「どうせオレは使われねえんだろ」選手たちの目が死んでいた青学大野球部を再建 安藤寧則監督は5年でどうやって日本一へ導いたのか (2ページ目)

  • 石田雄太●文 text by Ishida Yuta
  • photo by Sportiva

── それでも2部だった青学大を日本一に導くまでに4年です......時間的な感覚としては4年というのはいかがでしょう。

安藤 よく聞かれるんですよ、日本一まではあっという間でしたか、それとも長かったですかって。正直な感想は、どっちでもなくて......言い当たっているとすれば、ウサギですか、カメですか、と訊かれれば、カメです、という感じですね(笑)。一歩一歩、一個一個。思えば2部リーグで戦った監督1年目は、春も秋もあと1勝ができずに優勝を逃しました。

【1部と2部との差】

── その1勝の壁を、監督はどんなふうに受け止めたんですか。

安藤 入れ替え戦を見に行ったんです。その時、どこに1部と2部の違いを感じたかと言えば、それはバッターの小力(こぢから)でした。ピッチャーはそんなに変わらないと思ったんです。でもバッターは違った。僕らが2部でミノサン(見逃し三振)、カラサン(空振り三振)するような球を1部のバッターはカットして、簡単に終わらせない。
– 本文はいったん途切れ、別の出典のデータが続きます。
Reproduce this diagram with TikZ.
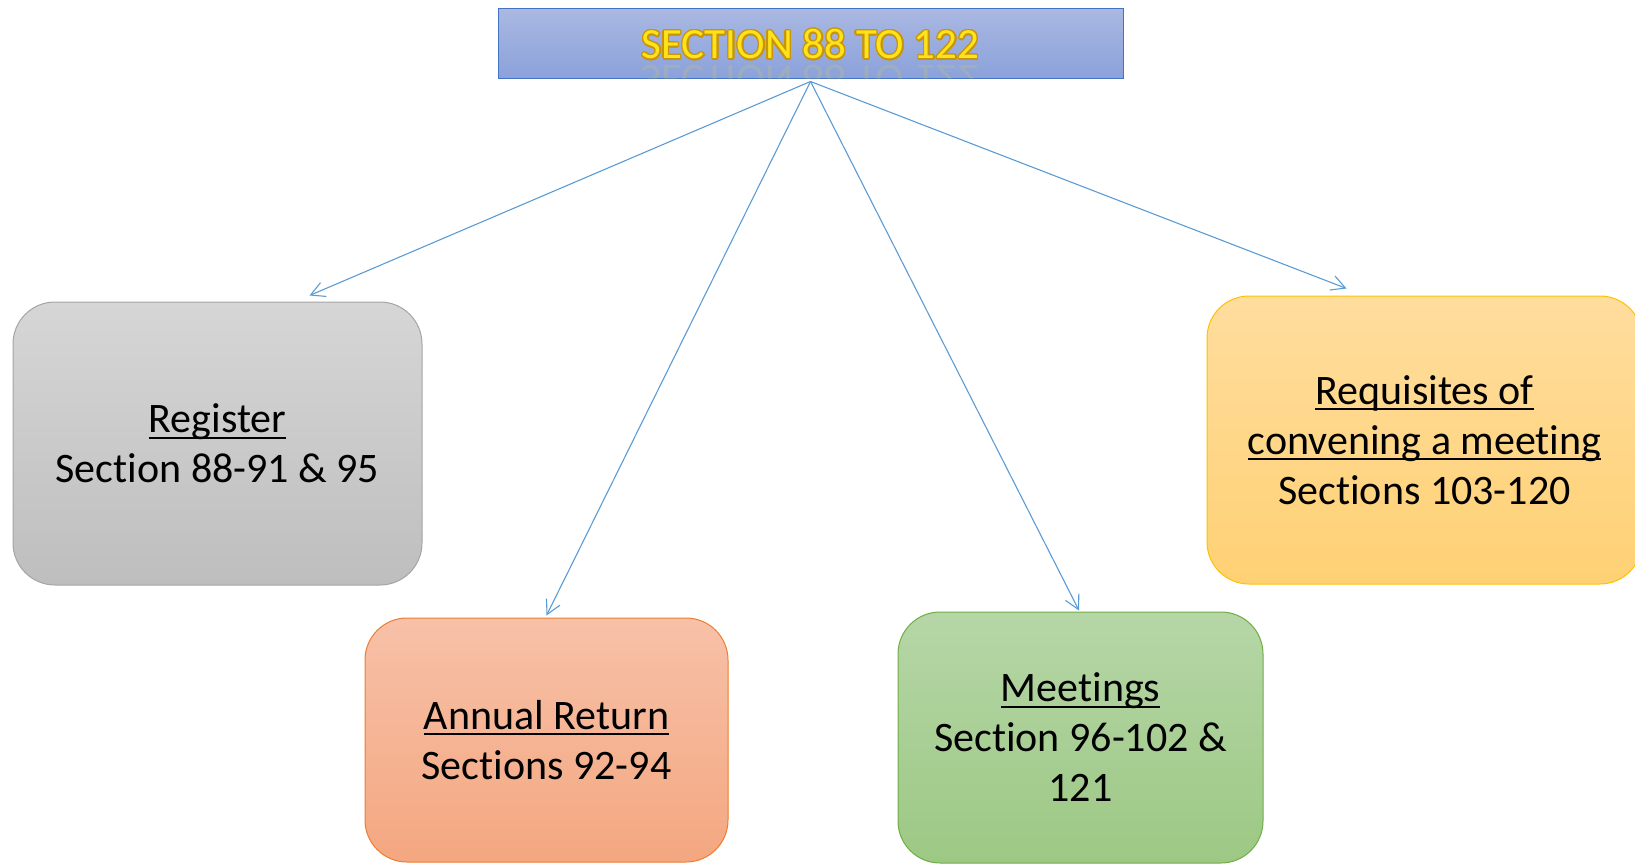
\documentclass[tikz,border=0pt]{standalone}
\usepackage{fontspec}
\setmainfont[Ligatures=NoCommon]{Carlito}
\usepackage{contour}
\usetikzlibrary{arrows.meta,calc}

\definecolor{titletop}{HTML}{AAB8E2}
\definecolor{titlebot}{HTML}{8AA1DA}
\definecolor{titleedge}{HTML}{4472C4}
\definecolor{titlefill}{HTML}{FFE31A}
\definecolor{titleline}{HTML}{C8940A}
\definecolor{linkblue}{HTML}{5B9BD5}
\definecolor{regtop}{HTML}{D6D6D6}
\definecolor{regbot}{HTML}{BEBEBE}
\definecolor{regedge}{HTML}{A5A5A5}
\definecolor{anntop}{HTML}{F7C1A8}
\definecolor{annbot}{HTML}{F4A780}
\definecolor{annedge}{HTML}{ED7D31}
\definecolor{meettop}{HTML}{B6D6A7}
\definecolor{meetbot}{HTML}{9CC884}
\definecolor{meetedge}{HTML}{70AD47}
\definecolor{reqtop}{HTML}{FFDD9E}
\definecolor{reqbot}{HTML}{FFD174}
\definecolor{reqedge}{HTML}{FFC000}

% underline sitting just under the baseline
\newcommand\ulword[1]{\setbox0\hbox{#1}\rlap{\rule[-6pt]{\wd0}{2pt}}\box0}
\contourlength{1.4pt}

\tikzset{
  card/.style={draw, line width=1pt, rounded corners=42pt, align=center,
    inner sep=0pt, text=black, font=\fontsize{42}{50}\selectfont},
  headbox/.style={draw=titleedge, line width=1pt, top color=titletop,
    bottom color=titlebot, inner sep=0pt},
  headtext/.style={text=titlefill, font=\fontsize{43}{50}\selectfont, inner sep=0pt},
  link/.style={draw=linkblue, line width=1.1pt,
    -{Straight Barb[length=14pt,width=15pt,line width=1.1pt]}},
}

\begin{document}
\begin{tikzpicture}[x=1pt,y=-1pt]
\useasboundingbox (0,0) rectangle (1635,864);

% heading
\node[headbox, minimum width=625pt, minimum height=70pt] (title) at (810.5,44) {};
\begin{scope}
  \clip (title.south west) rectangle (title.north east);
  \node[headtext, text opacity=0.14, yscale=-1, transform shape] (titlerefl) at (810.5,80)
    {SECTION 88 TO 122};
\end{scope}
\node[headtext] (titletext) at (810.5,45) {\contour{titleline}{SECTION 88 TO 122}};

% topic cards
\node[card, draw=regedge, top color=regtop, bottom color=regbot,
  minimum width=409pt, minimum height=283pt] (reg) at (217.5,443.5)
  {\ulword{Register}\\Section 88-91 \& 95};
\node[card, draw=annedge, top color=anntop, bottom color=annbot,
  minimum width=363pt, minimum height=244pt] (ann) at (546.5,740)
  {\ulword{Annual Return}\\Sections 92-94};
\node[card, draw=meetedge, top color=meettop, bottom color=meetbot,
  minimum width=365pt, minimum height=251pt] (meet) at (1080.5,737.5)
  {\ulword{Meetings}\\Section 96-102 \&\\121};
\node[card, draw=reqedge, top color=reqtop, bottom color=reqbot,
  minimum width=435pt, minimum height=288pt] (req) at (1424.5,440)
  {\ulword{Requisites of}\\\ulword{convening a meeting}\\Sections 103-120};

% connectors from the heading
\coordinate (hub) at ($(title.south)+(0,2)$);
\draw[link] (hub) -- ($(reg.north)+(92,-6)$);
\draw[link] (hub) -- ($(ann.north)+(0,-2)$);
\draw[link] (hub) -- ($(meet.north)+(-1.5,-1)$);
\draw[link] (hub) -- ($(req.north)+(-78,-7)$);
\end{tikzpicture}
\end{document}
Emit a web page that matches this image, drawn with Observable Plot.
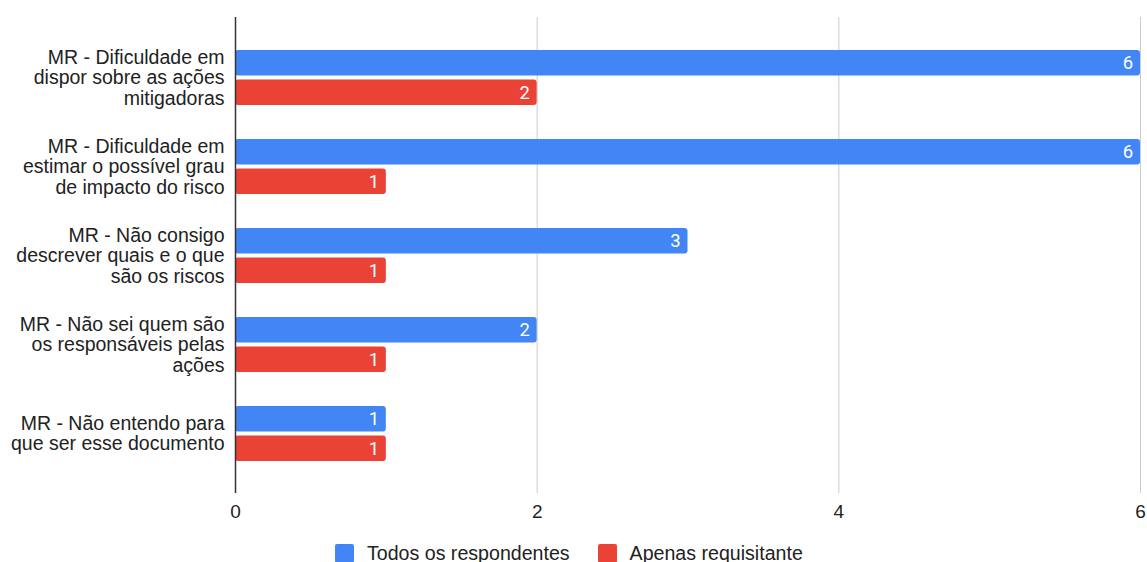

「うわぁ、これが1部と2部の差か」と思い知らされました。

── 2部で勝てたとしても、このままでは1部では通用しないと......。

安藤 だから僕は選手たちに、今のお前たちのエンジンじゃ、2部であと1勝の壁は超えられても、入れ替え戦には勝てないし、勝てたとしても1部に踏みとどまることはできないぞ、と話しました。もう一回り、エンジンをデカくしようぜ、小力を身につけるために身体をつくり直すんだと、そう伝えました。

── 監督のその言葉を選手のほうもすんなり受け止めてくれたんでしょうか。

安藤 そこはなかなか浸透しづらい部分もありました。そもそも監督に就任した当初、斜に構えている選手も多かったんです。「どうせオレは使われねえんだろ」みたいな覇気のなさというか、もう目が死んでいました。だから僕は選手たちに「今まで試合に出ていたとか、期待されていたとか、そういうことはオレには一切関係ない、横一線でスタートする」と話しました。「オレは勝ちたい、だから名前を呼ばせてくれ、誰でもいいんだ」と......。